## Exercise
The lines from the top of the material through the line with "import plotly.graph_objects as go" are to be set down exactly. Leave the pictures out.

## Recorded information
* START *

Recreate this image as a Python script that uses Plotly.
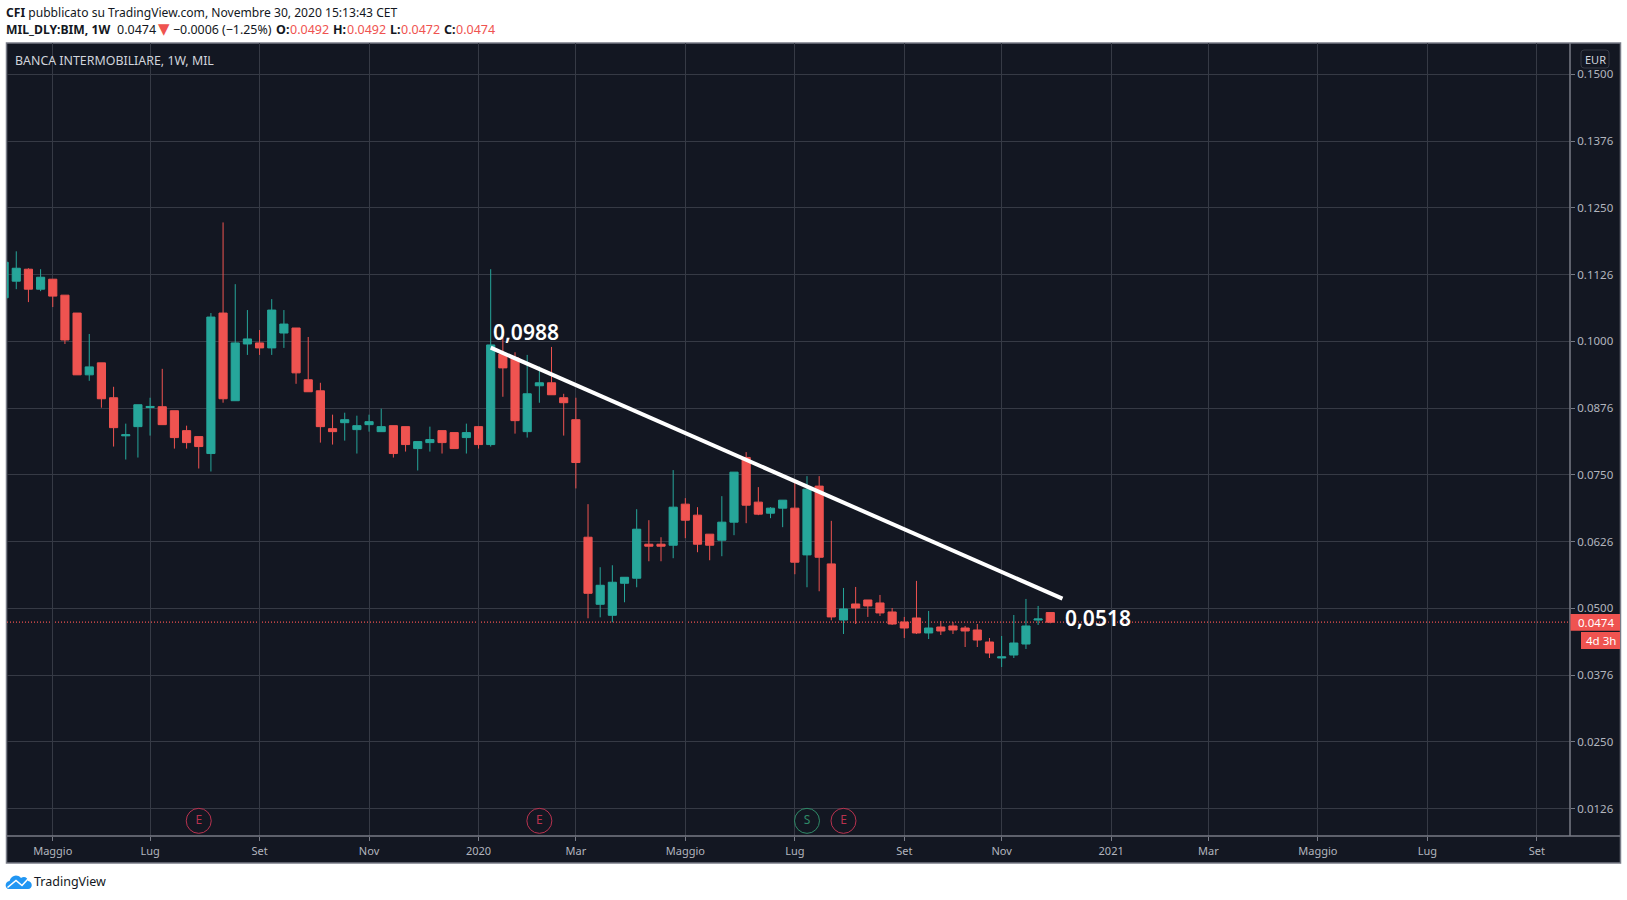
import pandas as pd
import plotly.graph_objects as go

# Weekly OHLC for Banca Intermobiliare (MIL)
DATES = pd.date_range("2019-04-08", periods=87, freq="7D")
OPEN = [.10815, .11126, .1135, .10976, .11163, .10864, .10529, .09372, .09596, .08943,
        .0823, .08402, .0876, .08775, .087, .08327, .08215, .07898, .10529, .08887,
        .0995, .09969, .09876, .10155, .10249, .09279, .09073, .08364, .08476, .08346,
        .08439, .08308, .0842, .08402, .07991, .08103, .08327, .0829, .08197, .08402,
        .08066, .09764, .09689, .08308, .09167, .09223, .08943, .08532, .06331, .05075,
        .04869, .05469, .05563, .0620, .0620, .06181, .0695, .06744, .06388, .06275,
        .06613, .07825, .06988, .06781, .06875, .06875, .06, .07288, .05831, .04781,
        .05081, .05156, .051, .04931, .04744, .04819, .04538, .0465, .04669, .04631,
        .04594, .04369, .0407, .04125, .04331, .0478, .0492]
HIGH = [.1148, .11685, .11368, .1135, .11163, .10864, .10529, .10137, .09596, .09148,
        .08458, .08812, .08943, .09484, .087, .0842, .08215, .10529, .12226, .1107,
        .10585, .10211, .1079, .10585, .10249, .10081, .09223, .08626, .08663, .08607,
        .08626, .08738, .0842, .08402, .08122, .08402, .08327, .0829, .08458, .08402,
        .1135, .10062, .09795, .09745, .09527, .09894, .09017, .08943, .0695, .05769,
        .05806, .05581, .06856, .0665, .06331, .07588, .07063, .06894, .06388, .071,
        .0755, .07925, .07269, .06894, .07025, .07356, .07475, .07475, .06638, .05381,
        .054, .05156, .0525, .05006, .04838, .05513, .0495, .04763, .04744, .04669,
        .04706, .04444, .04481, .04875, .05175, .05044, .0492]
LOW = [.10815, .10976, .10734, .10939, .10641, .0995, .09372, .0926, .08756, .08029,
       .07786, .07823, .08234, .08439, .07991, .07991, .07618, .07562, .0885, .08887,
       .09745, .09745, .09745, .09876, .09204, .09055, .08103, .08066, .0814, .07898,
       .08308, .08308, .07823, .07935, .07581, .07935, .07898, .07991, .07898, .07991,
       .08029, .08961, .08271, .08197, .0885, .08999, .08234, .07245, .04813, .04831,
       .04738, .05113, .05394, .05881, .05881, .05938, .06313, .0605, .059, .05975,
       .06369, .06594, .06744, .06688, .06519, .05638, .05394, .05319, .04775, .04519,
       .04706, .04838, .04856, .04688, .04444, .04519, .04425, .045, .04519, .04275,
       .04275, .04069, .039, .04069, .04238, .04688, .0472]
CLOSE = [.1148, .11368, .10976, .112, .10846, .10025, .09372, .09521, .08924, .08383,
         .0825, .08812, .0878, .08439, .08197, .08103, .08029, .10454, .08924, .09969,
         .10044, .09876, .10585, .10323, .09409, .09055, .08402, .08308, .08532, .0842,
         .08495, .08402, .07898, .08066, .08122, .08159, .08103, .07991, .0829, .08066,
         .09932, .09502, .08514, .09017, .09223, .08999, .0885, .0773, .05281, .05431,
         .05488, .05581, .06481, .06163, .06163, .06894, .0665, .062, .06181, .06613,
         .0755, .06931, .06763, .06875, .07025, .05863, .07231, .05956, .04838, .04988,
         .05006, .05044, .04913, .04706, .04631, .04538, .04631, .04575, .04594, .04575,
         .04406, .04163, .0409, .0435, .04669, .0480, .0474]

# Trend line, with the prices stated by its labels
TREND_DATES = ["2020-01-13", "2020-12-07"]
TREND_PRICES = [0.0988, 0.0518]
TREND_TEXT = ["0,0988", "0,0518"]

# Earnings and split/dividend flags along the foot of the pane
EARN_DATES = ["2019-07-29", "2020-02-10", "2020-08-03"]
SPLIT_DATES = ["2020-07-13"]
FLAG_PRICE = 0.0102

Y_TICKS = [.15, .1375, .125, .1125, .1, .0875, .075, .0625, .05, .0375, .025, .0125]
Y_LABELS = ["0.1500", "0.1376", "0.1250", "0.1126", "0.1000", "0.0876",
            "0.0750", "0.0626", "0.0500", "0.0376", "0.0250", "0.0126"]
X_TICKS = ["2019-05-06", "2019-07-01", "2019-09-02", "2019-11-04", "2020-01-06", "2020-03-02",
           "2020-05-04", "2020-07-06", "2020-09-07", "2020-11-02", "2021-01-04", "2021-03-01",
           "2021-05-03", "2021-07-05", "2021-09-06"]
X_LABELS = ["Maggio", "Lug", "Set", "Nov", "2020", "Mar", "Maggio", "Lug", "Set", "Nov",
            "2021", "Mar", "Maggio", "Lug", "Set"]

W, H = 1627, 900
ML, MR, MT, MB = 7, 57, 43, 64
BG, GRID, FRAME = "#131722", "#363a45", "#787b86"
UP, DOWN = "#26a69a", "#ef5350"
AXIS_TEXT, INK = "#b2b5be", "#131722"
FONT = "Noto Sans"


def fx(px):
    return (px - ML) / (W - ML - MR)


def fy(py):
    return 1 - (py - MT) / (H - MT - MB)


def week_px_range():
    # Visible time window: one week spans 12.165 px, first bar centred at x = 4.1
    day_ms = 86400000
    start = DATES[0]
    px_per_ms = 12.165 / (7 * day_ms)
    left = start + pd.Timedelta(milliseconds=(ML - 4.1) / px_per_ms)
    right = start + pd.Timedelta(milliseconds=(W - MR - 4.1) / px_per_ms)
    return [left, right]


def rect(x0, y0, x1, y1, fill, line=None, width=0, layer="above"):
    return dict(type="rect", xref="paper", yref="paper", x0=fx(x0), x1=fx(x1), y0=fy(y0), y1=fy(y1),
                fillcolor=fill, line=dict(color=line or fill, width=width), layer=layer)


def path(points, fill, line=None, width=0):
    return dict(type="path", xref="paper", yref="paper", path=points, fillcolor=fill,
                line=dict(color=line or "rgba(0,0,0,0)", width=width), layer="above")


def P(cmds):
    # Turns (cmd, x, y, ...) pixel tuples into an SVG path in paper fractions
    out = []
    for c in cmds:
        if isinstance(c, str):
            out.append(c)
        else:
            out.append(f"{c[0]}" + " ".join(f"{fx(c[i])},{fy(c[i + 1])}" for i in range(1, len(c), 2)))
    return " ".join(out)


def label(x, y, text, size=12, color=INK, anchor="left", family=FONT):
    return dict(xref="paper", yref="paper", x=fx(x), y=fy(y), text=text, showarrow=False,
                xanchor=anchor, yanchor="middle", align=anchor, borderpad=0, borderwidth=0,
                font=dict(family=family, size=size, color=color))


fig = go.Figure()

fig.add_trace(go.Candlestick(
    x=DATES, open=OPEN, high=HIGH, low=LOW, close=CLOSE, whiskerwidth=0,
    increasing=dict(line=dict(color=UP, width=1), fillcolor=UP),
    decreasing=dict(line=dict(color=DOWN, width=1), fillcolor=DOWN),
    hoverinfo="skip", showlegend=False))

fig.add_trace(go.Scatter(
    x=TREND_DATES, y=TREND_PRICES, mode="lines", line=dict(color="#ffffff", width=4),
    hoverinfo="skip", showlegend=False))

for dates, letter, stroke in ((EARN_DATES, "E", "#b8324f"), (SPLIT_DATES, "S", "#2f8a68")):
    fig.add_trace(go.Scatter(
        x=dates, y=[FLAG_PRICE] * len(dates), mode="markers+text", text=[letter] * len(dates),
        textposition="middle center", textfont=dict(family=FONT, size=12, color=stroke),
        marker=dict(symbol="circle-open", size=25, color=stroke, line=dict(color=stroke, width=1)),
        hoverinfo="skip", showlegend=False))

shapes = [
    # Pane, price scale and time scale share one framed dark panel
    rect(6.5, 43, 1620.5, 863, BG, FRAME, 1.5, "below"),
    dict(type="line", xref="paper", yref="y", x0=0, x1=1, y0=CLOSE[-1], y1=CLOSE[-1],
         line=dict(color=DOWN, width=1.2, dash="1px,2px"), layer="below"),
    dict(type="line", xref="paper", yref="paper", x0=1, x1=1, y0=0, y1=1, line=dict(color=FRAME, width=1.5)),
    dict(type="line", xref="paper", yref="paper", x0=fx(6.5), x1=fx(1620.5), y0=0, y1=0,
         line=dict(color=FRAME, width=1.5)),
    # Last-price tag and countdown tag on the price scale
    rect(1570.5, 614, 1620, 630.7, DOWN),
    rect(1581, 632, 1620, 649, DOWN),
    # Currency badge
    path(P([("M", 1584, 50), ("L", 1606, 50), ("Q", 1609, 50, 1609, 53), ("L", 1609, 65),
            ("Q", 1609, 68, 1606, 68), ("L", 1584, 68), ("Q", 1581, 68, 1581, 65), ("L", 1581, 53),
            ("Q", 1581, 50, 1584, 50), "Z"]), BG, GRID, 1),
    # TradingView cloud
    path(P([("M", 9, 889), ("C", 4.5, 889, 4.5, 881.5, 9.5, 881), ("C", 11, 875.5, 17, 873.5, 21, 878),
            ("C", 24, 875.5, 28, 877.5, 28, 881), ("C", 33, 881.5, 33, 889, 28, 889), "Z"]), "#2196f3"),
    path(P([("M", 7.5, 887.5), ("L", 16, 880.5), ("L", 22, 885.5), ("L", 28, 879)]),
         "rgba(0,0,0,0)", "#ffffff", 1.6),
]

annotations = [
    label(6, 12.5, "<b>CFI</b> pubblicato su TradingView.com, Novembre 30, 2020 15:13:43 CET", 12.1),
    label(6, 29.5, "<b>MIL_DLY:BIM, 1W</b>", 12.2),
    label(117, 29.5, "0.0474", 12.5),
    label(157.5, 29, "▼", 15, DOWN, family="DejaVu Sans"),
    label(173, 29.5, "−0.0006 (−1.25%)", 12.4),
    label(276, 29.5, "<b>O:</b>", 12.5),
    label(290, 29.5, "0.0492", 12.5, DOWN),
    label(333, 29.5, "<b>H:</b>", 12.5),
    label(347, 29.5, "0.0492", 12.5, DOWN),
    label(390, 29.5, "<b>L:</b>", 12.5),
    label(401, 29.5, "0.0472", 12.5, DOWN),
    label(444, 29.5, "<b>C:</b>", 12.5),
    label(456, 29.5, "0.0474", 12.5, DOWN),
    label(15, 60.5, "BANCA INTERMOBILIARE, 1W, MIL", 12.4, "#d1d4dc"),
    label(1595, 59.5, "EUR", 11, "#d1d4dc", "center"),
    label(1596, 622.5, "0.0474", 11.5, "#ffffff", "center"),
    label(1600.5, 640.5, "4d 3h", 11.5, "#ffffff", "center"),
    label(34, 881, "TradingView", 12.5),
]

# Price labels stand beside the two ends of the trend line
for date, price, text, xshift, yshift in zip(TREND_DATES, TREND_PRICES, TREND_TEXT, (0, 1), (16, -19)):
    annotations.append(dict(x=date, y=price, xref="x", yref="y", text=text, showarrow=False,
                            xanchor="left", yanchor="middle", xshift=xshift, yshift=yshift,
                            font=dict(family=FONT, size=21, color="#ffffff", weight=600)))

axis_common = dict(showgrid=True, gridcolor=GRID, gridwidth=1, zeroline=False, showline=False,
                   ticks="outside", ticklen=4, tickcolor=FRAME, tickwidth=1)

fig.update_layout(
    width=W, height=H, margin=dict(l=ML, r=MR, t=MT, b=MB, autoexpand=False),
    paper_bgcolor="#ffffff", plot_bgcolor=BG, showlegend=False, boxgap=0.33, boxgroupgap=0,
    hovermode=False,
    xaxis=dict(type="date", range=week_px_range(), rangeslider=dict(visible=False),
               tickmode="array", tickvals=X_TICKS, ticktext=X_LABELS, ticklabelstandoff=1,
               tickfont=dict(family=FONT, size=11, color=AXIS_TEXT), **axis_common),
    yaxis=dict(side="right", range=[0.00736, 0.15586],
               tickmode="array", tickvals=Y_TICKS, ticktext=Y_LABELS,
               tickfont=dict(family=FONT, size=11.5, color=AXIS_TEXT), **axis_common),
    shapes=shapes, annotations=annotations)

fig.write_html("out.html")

* END *

## Solved exercise
Recreate this image as a Python script that uses Plotly.
import pandas as pd
import plotly.graph_objects as go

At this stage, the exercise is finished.